#### [CHALLENGE]
Drop the images; return everything else in the listing below exactly.

_ _ _ _ _

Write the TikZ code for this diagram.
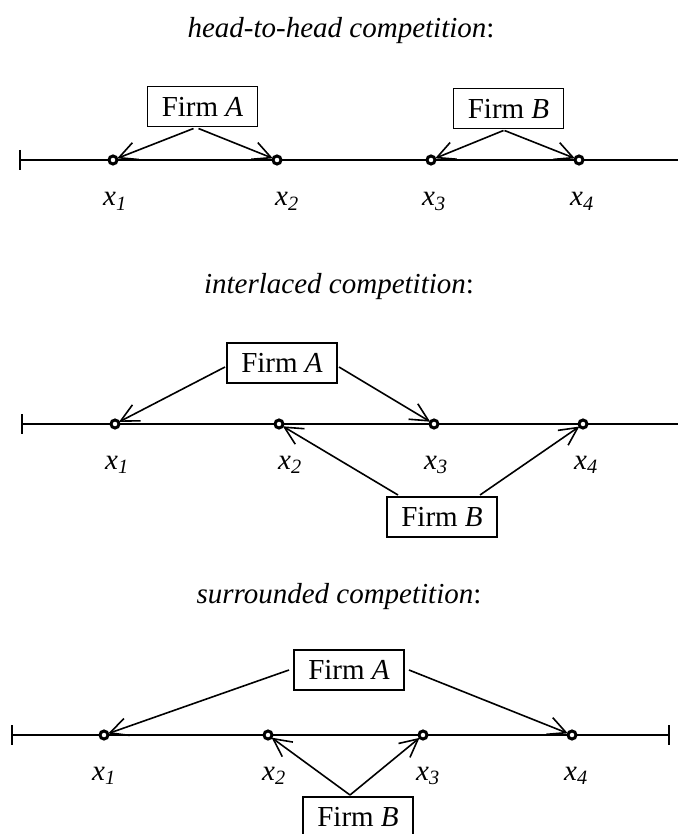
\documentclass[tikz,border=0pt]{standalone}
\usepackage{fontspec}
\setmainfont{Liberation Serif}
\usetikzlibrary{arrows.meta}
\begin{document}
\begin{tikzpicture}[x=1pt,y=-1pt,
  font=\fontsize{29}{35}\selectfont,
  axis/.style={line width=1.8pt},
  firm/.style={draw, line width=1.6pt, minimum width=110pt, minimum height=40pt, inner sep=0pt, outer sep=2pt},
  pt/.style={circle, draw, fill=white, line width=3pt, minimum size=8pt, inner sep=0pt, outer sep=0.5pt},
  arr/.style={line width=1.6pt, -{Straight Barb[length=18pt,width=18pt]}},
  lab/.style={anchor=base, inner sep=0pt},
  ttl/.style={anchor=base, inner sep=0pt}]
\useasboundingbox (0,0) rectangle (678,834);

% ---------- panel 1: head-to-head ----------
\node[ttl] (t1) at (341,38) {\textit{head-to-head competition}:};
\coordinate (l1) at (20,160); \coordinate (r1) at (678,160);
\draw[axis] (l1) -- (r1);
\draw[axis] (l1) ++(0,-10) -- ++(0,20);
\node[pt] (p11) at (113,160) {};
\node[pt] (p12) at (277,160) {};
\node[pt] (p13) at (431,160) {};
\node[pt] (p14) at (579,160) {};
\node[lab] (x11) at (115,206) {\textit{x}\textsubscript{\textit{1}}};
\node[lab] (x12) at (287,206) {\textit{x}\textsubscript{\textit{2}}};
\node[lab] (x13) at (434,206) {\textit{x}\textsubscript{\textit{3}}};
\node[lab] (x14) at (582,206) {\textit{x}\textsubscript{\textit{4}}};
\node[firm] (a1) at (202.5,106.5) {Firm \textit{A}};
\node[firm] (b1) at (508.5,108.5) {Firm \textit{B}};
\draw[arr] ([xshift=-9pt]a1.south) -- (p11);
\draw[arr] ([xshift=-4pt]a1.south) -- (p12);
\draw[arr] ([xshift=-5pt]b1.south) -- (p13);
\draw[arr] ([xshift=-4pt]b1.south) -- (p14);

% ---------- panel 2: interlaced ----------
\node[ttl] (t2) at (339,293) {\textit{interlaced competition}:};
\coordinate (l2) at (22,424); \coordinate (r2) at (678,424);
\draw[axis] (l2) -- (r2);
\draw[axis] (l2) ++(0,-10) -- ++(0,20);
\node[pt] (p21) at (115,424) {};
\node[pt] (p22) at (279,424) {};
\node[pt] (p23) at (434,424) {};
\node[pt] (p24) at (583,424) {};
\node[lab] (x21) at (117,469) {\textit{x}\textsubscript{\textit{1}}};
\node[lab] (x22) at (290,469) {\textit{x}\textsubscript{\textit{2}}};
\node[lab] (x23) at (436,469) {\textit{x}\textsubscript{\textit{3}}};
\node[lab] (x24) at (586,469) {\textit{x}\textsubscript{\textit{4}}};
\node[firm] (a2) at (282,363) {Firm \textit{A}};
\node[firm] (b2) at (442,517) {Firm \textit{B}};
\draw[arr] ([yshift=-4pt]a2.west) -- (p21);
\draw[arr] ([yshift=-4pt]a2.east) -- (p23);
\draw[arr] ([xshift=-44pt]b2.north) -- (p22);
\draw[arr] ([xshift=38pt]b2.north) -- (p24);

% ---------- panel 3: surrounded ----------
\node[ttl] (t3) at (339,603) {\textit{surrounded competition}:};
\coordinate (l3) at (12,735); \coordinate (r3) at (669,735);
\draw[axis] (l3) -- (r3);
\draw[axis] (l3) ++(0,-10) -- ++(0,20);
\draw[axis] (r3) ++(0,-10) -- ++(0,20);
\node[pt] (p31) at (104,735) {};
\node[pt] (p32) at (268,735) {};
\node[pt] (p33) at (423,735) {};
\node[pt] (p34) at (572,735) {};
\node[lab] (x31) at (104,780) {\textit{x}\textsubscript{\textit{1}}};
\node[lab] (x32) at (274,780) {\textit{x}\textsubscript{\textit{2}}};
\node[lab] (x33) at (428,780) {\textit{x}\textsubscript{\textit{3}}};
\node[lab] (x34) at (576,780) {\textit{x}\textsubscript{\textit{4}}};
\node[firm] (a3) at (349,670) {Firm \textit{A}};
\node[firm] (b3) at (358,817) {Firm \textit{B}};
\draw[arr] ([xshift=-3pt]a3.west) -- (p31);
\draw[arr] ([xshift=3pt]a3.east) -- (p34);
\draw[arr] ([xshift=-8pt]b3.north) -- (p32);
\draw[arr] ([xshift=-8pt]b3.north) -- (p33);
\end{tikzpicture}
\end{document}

_ _ _ _ _

#### [FINAL RESULT]
Write the TikZ code for this diagram.
\documentclass[tikz,border=0pt]{standalone}
\usepackage{fontspec}
\setmainfont{Liberation Serif}
\usetikzlibrary{arrows.meta}
\begin{document}
\begin{tikzpicture}[x=1pt,y=-1pt,
  font=\fontsize{29}{35}\selectfont,
  axis/.style={line width=1.8pt},
  firm/.style={draw, line width=1.6pt, minimum width=110pt, minimum height=40pt, inner sep=0pt, outer sep=2pt},
  pt/.style={circle, draw, fill=white, line width=3pt, minimum size=8pt, inner sep=0pt, outer sep=0.5pt},
  arr/.style={line width=1.6pt, -{Straight Barb[length=18pt,width=18pt]}},
  lab/.style={anchor=base, inner sep=0pt},
  ttl/.style={anchor=base, inner sep=0pt}]
\useasboundingbox (0,0) rectangle (678,834);

% ---------- panel 1: head-to-head ----------
\node[ttl] (t1) at (341,38) {\textit{head-to-head competition}:};
\coordinate (l1) at (20,160); \coordinate (r1) at (678,160);
\draw[axis] (l1) -- (r1);
\draw[axis] (l1) ++(0,-10) -- ++(0,20);
\node[pt] (p11) at (113,160) {};
\node[pt] (p12) at (277,160) {};
\node[pt] (p13) at (431,160) {};
\node[pt] (p14) at (579,160) {};
\node[lab] (x11) at (115,206) {\textit{x}\textsubscript{\textit{1}}};
\node[lab] (x12) at (287,206) {\textit{x}\textsubscript{\textit{2}}};
\node[lab] (x13) at (434,206) {\textit{x}\textsubscript{\textit{3}}};
\node[lab] (x14) at (582,206) {\textit{x}\textsubscript{\textit{4}}};
\node[firm] (a1) at (202.5,106.5) {Firm \textit{A}};
\node[firm] (b1) at (508.5,108.5) {Firm \textit{B}};
\draw[arr] ([xshift=-9pt]a1.south) -- (p11);
\draw[arr] ([xshift=-4pt]a1.south) -- (p12);
\draw[arr] ([xshift=-5pt]b1.south) -- (p13);
\draw[arr] ([xshift=-4pt]b1.south) -- (p14);

% ---------- panel 2: interlaced ----------
\node[ttl] (t2) at (339,293) {\textit{interlaced competition}:};
\coordinate (l2) at (22,424); \coordinate (r2) at (678,424);
\draw[axis] (l2) -- (r2);
\draw[axis] (l2) ++(0,-10) -- ++(0,20);
\node[pt] (p21) at (115,424) {};
\node[pt] (p22) at (279,424) {};
\node[pt] (p23) at (434,424) {};
\node[pt] (p24) at (583,424) {};
\node[lab] (x21) at (117,469) {\textit{x}\textsubscript{\textit{1}}};
\node[lab] (x22) at (290,469) {\textit{x}\textsubscript{\textit{2}}};
\node[lab] (x23) at (436,469) {\textit{x}\textsubscript{\textit{3}}};
\node[lab] (x24) at (586,469) {\textit{x}\textsubscript{\textit{4}}};
\node[firm] (a2) at (282,363) {Firm \textit{A}};
\node[firm] (b2) at (442,517) {Firm \textit{B}};
\draw[arr] ([yshift=-4pt]a2.west) -- (p21);
\draw[arr] ([yshift=-4pt]a2.east) -- (p23);
\draw[arr] ([xshift=-44pt]b2.north) -- (p22);
\draw[arr] ([xshift=38pt]b2.north) -- (p24);

% ---------- panel 3: surrounded ----------
\node[ttl] (t3) at (339,603) {\textit{surrounded competition}:};
\coordinate (l3) at (12,735); \coordinate (r3) at (669,735);
\draw[axis] (l3) -- (r3);
\draw[axis] (l3) ++(0,-10) -- ++(0,20);
\draw[axis] (r3) ++(0,-10) -- ++(0,20);
\node[pt] (p31) at (104,735) {};
\node[pt] (p32) at (268,735) {};
\node[pt] (p33) at (423,735) {};
\node[pt] (p34) at (572,735) {};
\node[lab] (x31) at (104,780) {\textit{x}\textsubscript{\textit{1}}};
\node[lab] (x32) at (274,780) {\textit{x}\textsubscript{\textit{2}}};
\node[lab] (x33) at (428,780) {\textit{x}\textsubscript{\textit{3}}};
\node[lab] (x34) at (576,780) {\textit{x}\textsubscript{\textit{4}}};
\node[firm] (a3) at (349,670) {Firm \textit{A}};
\node[firm] (b3) at (358,817) {Firm \textit{B}};
\draw[arr] ([xshift=-3pt]a3.west) -- (p31);
\draw[arr] ([xshift=3pt]a3.east) -- (p34);
\draw[arr] ([xshift=-8pt]b3.north) -- (p32);
\draw[arr] ([xshift=-8pt]b3.north) -- (p33);
\end{tikzpicture}
\end{document}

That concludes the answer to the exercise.